### Directions:
Filter the records below down to lines containing "this".

▬▬▬▬▬▬

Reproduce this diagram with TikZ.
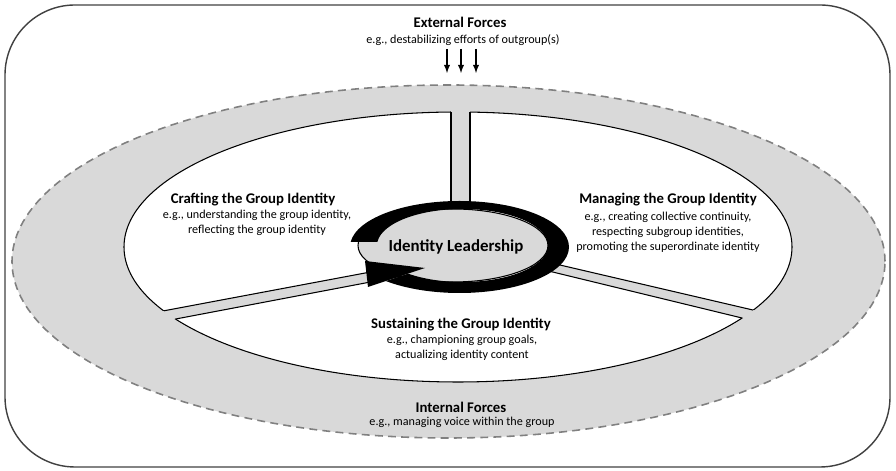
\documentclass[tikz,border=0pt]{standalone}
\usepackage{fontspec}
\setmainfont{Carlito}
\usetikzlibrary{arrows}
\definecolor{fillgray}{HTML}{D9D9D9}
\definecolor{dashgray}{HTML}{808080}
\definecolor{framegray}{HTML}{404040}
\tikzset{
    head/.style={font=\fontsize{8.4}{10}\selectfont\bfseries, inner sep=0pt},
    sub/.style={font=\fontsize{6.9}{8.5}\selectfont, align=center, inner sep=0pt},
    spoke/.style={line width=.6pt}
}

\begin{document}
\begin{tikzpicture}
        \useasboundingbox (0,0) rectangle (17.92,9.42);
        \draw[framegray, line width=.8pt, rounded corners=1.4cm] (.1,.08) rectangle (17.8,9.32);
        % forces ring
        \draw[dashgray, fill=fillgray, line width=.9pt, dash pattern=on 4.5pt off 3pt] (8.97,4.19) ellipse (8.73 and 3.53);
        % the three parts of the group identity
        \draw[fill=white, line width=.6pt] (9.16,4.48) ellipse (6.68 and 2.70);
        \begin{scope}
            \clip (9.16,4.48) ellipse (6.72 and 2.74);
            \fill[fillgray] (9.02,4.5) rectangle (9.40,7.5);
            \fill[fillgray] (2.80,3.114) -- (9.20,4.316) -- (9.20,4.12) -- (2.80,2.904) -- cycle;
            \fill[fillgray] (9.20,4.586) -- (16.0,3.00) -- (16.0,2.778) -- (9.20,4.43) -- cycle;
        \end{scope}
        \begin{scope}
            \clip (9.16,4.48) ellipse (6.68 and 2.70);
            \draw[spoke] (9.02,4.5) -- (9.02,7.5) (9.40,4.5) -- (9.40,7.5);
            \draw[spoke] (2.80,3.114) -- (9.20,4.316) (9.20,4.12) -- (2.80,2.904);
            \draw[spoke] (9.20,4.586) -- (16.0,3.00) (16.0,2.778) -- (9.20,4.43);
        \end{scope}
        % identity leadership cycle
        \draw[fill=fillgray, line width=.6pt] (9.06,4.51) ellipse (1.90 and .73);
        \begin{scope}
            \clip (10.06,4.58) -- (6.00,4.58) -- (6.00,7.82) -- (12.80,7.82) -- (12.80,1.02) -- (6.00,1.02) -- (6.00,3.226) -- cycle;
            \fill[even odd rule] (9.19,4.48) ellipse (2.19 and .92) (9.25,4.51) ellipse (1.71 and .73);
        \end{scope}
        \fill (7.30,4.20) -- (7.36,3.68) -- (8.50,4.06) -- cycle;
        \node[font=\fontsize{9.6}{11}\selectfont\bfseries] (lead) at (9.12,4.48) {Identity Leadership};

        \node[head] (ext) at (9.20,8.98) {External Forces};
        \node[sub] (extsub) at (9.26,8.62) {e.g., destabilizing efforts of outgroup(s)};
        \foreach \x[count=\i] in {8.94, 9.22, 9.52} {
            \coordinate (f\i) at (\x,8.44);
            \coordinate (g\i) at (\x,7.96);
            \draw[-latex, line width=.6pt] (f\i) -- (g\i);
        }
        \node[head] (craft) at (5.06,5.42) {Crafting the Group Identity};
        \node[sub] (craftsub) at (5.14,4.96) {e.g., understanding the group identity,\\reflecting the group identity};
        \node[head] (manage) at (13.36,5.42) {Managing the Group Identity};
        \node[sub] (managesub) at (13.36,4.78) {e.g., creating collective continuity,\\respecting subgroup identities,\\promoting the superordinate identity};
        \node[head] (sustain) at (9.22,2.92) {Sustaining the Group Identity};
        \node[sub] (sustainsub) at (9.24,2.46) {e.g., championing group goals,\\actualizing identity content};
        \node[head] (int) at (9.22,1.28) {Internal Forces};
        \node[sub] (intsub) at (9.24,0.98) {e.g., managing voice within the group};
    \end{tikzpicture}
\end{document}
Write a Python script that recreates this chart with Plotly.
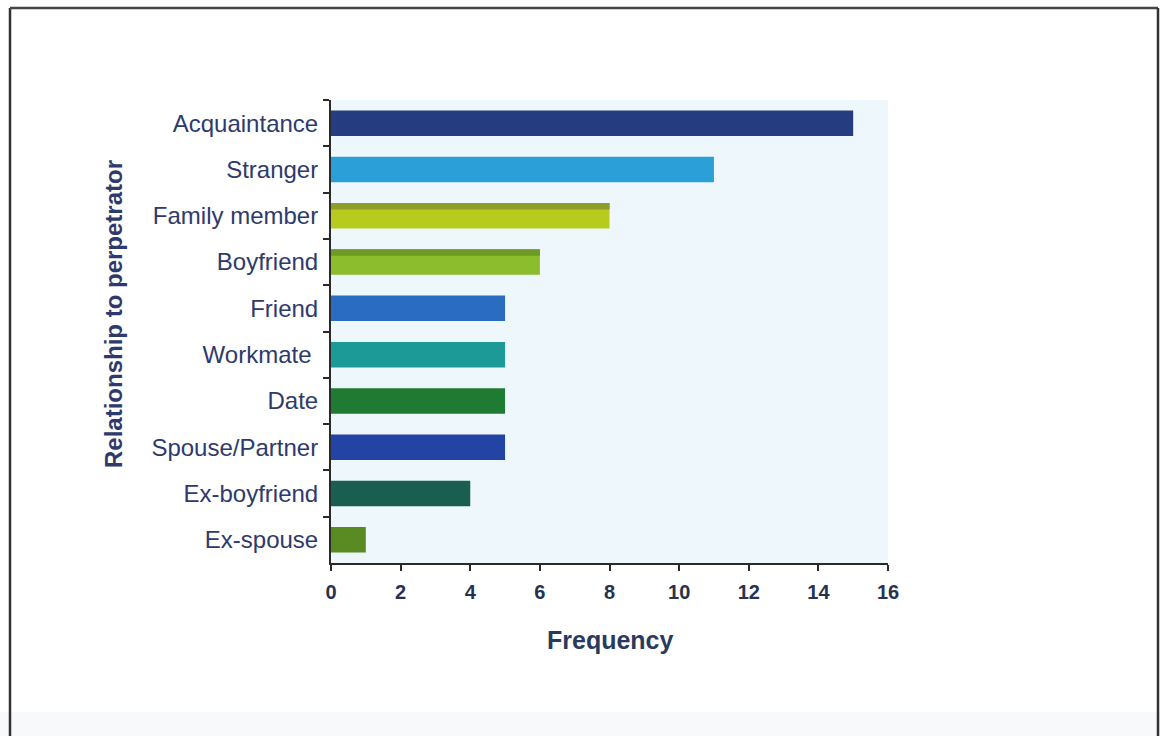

▬▬▬▬▬▬

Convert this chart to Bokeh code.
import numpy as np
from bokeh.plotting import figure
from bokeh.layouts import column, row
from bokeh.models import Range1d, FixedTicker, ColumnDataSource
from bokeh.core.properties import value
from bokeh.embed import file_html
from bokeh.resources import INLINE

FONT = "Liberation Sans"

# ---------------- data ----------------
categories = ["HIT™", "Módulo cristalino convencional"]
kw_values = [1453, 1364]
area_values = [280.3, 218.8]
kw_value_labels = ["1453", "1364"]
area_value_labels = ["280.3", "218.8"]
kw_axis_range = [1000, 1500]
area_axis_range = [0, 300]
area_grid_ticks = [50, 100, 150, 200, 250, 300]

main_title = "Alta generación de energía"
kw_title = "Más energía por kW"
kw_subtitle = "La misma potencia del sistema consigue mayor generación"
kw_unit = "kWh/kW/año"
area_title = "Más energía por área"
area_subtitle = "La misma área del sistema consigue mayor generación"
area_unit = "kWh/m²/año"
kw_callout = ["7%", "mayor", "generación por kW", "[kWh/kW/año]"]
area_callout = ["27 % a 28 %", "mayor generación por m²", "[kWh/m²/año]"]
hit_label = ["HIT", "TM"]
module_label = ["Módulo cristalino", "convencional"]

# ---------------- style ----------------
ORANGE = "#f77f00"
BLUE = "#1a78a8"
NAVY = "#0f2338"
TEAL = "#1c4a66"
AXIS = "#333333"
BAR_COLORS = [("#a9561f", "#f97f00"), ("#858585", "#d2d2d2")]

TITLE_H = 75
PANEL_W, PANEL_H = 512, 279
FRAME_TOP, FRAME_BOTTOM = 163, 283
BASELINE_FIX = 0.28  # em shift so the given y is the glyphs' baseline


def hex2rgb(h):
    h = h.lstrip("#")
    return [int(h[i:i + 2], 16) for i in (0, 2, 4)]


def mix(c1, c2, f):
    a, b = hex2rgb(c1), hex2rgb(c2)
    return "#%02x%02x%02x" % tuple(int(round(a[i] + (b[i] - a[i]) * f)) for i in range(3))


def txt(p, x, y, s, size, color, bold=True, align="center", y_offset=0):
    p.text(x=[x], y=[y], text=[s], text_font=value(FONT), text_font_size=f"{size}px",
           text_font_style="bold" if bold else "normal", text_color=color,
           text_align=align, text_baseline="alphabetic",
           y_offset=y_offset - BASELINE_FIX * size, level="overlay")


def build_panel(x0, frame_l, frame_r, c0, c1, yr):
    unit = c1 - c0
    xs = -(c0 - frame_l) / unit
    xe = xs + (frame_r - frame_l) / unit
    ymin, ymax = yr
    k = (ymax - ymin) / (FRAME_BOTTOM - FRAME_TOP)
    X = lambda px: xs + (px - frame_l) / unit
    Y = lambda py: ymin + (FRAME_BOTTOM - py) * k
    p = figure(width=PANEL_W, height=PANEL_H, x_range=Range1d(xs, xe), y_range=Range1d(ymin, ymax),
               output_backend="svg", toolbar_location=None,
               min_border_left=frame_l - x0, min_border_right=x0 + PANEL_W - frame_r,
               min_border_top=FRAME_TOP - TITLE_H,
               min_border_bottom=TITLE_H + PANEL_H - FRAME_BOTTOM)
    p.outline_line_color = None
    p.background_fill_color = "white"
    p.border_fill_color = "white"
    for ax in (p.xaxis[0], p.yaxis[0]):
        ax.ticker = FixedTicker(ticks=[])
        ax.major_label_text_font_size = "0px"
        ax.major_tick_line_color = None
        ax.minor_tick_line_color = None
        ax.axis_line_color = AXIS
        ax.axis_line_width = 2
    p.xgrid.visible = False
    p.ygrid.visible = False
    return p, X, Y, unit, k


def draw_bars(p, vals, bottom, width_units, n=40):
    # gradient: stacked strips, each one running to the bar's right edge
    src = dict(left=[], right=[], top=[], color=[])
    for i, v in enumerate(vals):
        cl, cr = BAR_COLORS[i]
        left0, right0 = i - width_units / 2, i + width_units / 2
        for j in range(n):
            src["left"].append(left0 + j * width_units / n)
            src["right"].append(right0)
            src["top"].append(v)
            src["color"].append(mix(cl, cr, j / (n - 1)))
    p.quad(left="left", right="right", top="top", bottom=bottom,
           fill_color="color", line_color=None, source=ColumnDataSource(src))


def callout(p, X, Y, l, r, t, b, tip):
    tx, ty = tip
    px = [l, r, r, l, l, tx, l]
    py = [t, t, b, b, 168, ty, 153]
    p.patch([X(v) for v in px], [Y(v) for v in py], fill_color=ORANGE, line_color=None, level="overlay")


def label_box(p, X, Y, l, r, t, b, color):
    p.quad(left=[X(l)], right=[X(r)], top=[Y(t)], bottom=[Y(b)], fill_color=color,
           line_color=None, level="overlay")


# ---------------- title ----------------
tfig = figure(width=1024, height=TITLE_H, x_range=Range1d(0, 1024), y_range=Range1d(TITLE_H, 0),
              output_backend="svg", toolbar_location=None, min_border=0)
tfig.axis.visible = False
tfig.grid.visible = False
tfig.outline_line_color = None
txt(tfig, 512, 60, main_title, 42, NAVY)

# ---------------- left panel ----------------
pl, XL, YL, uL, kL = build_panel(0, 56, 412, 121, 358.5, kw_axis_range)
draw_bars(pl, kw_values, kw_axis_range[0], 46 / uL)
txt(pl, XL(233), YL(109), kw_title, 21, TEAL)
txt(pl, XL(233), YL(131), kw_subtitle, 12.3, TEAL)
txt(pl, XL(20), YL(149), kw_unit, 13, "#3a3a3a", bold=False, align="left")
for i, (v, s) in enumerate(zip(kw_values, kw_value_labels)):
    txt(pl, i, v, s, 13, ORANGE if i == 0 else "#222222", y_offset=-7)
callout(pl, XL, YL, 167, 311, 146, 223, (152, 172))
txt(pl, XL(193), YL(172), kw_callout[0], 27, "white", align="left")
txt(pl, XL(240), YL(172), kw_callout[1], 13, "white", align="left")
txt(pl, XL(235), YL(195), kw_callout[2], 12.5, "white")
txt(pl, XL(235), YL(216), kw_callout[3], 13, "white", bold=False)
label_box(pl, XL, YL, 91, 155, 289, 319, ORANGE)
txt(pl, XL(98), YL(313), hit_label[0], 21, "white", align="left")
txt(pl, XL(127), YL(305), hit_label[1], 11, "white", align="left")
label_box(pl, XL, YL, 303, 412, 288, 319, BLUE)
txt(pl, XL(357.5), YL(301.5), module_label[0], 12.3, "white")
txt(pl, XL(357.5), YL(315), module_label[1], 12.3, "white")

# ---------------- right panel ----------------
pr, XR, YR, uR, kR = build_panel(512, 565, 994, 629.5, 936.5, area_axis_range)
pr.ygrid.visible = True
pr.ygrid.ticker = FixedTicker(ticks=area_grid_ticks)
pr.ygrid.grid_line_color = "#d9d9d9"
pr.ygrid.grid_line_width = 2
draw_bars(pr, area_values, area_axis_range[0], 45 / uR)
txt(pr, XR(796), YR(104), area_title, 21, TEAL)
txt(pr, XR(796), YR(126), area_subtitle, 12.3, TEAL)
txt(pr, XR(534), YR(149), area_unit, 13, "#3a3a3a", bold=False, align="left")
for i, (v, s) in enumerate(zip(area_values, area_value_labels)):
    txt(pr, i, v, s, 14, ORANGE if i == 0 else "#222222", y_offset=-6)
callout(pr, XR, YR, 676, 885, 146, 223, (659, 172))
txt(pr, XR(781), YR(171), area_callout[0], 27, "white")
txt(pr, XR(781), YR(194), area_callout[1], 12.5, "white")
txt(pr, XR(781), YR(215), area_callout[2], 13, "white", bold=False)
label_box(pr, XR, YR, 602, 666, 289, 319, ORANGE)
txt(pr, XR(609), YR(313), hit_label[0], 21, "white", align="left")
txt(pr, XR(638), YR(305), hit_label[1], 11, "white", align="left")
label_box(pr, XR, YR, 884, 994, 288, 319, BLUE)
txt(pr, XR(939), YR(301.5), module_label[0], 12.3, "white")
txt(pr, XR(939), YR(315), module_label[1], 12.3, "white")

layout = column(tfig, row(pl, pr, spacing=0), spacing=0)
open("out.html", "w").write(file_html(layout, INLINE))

▬▬▬▬▬▬

### Response:
Reproduce this diagram with TikZ.
Write a Python script that recreates this chart with Plotly.
Convert this chart to Bokeh code.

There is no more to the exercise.